Prof. Dr. Gérard Biau

Introduction

My research: 

Statistics, machine learning, physics-informed machine learning

My expertise is 

in statistics and machine learning 

A problem I’m grappling with 

understanding how to incorporate physical knowledge into machine learning models

I’ve got my eyes on 

machine learning for science

I want to know more about 

the connections between physics and machine learning

Research Interest

Gérard Biau is a full professor at the Probability, Statistics, and Modeling Laboratory (LPSM) of Sorbonne University in Paris. His research primarily focuses on developing new methodologies and rigorous mathematical theories in statistical learning and artificial intelligence. Gérard Biau was a junior member of the Institut Universitaire de France from 2012 to 2017 and served as the president of the French Statistical Society from 2015 to 2018. In 2018, he received the Michel Monpetit - Inria Prize from the French Academy of Sciences. Currently, he is the director of the Sorbonne Center for Artificial Intelligence (SCAI) and a senior member of the Institut Universitaire de France. His recent research contributions explore the convergence between the fields of physics and deep neural networks, aiming to harness their combined potential.

Projects

Extrapolation in ML

Address the challenge that high energy physicists currently face using ML techniques. We intend to propose new analytic descriptions in the ML model, and further push the logic of infusing more physics into ML in the LHC domain.
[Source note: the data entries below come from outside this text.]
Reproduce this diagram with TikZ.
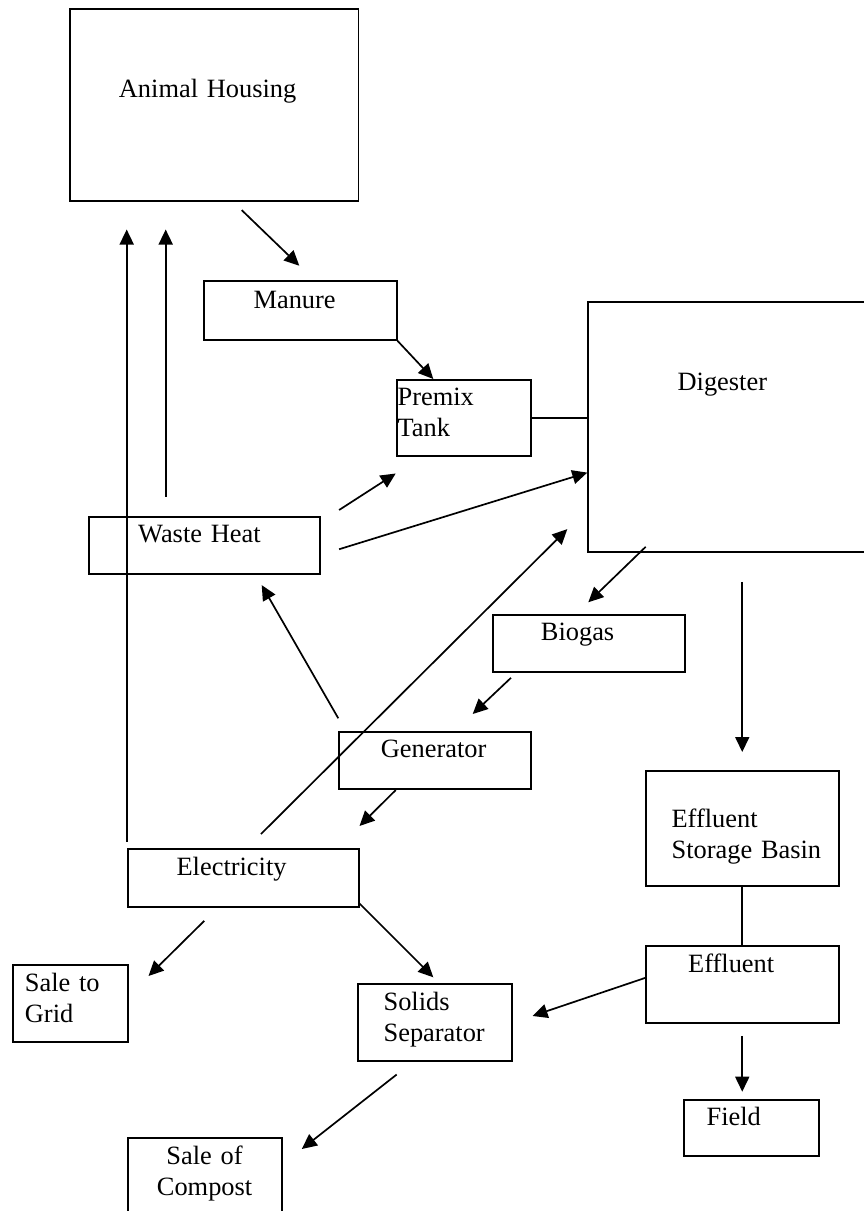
\documentclass[tikz,border=0pt]{standalone}
\usepackage{fontspec}
\setmainfont{Liberation Serif}
\usetikzlibrary{arrows.meta,calc}
\newcommand{\lpad}[1]{\hspace*{#1pt}}

\begin{document}
\begin{tikzpicture}[x=1pt,y=-1pt,
  box/.style={draw, line width=1.8pt, anchor=north west, inner sep=0pt, align=left,
    font=\fontsize{26.4}{30.7}\selectfont},
  arr/.style={-{Triangle[length=15pt,width=14pt]}, line width=1.7pt},
  link/.style={line width=1.7pt}]
\useasboundingbox (0,0) rectangle (864,1211);

% boxes
\node[box, text width=288.5pt, text height=89pt, text depth=103pt] (house) at (69,8) {\lpad{49}Animal Housing};
\node[box, text width=192.4pt, text height=28pt, text depth=31pt] (manure) at (203.3,280) {\lpad{49.4}Manure};
\node[box, text width=134.3pt, text height=26pt, text depth=50pt] (premix) at (395.7,379) {\lpad{1}Premix\\\lpad{1}Tank};
\node[box, text width=300pt, text height=89.3pt, text depth=160.7pt] (digester) at (587.3,300.7) {\lpad{89.4}Digester};
\node[box, text width=231pt, text height=25.7pt, text depth=31.6pt] (heat) at (88.3,516) {\lpad{49}Waste Heat};
\node[box, text width=192.3pt, text height=26pt, text depth=31pt] (biogas) at (491.7,614) {\lpad{48.3}Biogas};
\node[box, text width=192.3pt, text height=26.3pt, text depth=31.3pt] (gen) at (337.7,730.7) {\lpad{42.3}Generator};
\node[box, text width=231pt, text height=26.7pt, text depth=30.7pt] (elec) at (126.7,848.3) {\lpad{49}Electricity};
\node[box, text width=192.7pt, text height=56.7pt, text depth=58.3pt] (esb) at (645,770) {\lpad{25.7}Effluent\\\lpad{25.7}Storage Basin};
\node[box, text width=192.7pt, text height=26.7pt, text depth=50.6pt] (effl) at (645,945) {\lpad{42.3}Effluent};
\node[box, text width=115.6pt, text height=26.4pt, text depth=50.3pt] (grid) at (11.7,964.3) {\lpad{12.3}Sale to\\\lpad{12.3}Grid};
\node[box, text width=153.7pt, text height=26.7pt, text depth=50pt] (solids) at (357,983.3) {\lpad{25.7}Solids\\\lpad{25.7}Separator};
\node[box, align=center, text width=154pt, text height=26.7pt, text depth=100pt] (compost) at (126.7,1137.3) {Sale of\\Compost};
\node[box, text width=135pt, text height=26pt, text depth=30pt] (field) at (683.3,1099) {\lpad{22.4}Field};

% flows
\draw[arr] ($(house.south west)+(172.7,8.3)$) -- ($(manure.north west)+(96,-14.3)$);
\draw[arr] (manure.south east) -- ($(premix.north west)+(37.6,0)$);
\draw[link] (premix.east) -- (premix.east -| digester.west);
\draw[arr] ($(heat.north east)+(18,-6)$) -- ($(premix.south west)+(0,16.7)$);
\draw[arr] ($(heat.east)+(18,3.7)$) -- ($(digester.west)+(0,46)$);
\draw[arr] ($(elec.north west)+(134.3,-14.3)$) -- ($(digester.south west)+(-20,-23.4)$);
\draw[arr] ($(digester.south west)+(58.4,-5.7)$) -- ($(biogas.north west)+(96.6,-11.7)$);
\draw[arr] ($(esb.north |- digester.south)+(0,29.3)$) -- ($(esb.north)+(0,-18)$);
\draw[arr] ($(biogas.south west)+(19.3,5)$) -- ($(gen.north west)+(135,-16.7)$);
\draw[arr] ($(gen.north west)+(0.6,-12.4)$) -- ($(heat.south west)+(173.4,10)$);
\draw[arr] ($(gen.south west)+(58,0)$) -- ($(elec.north east)+(0,-22.3)$);
\draw[arr] ($(elec.north west)+(0,-6.6)$) -- ($(elec.north west |- house.south)+(0,27.7)$);
\draw[arr] ($(heat.north west)+(77.4,-19.3)$) -- ($(heat.north west |- house.south)+(77.4,27.7)$);
\draw[arr] ($(elec.south west)+(77.6,13.3)$) -- ($(grid.north east)+(19.4,11.7)$);
\draw[arr] ($(elec.south east)+(0,-4)$) -- ($(solids.north west)+(76.3,-6)$);
\draw[arr] ($(effl.west)+(0,-6.6)$) -- ($(solids.east)+(20,-6.6)$);
\draw[link] (esb.south) -- (effl.north);
\draw[arr] ($(effl.south)+(0,11.7)$) -- ($(effl.south |- field.north)+(0,-7.3)$);
\draw[arr] ($(solids.south west)+(39.7,12.7)$) -- ($(compost.north east)+(19.3,11.7)$);
\end{tikzpicture}
\end{document}
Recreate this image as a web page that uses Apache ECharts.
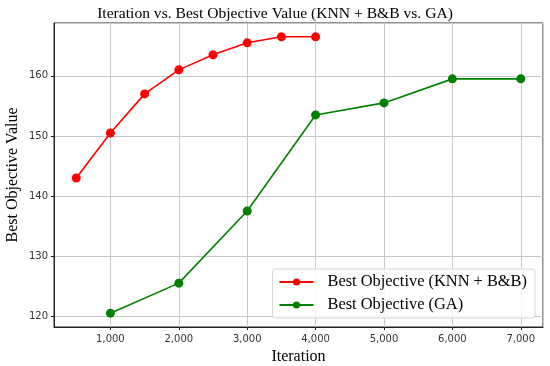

Comprehensive uncertainties for generative models

Develop a method to include uncertainties, starting from Bayesian generative networks; expand strategies to model systematic uncertainties using conditional training on nuisance parameters; extend NNPDF methodology for architecture-driven and parameter-driven uncertainties to generative models; study the effect of guided implicit bias on amplification factors between training and generated sample size.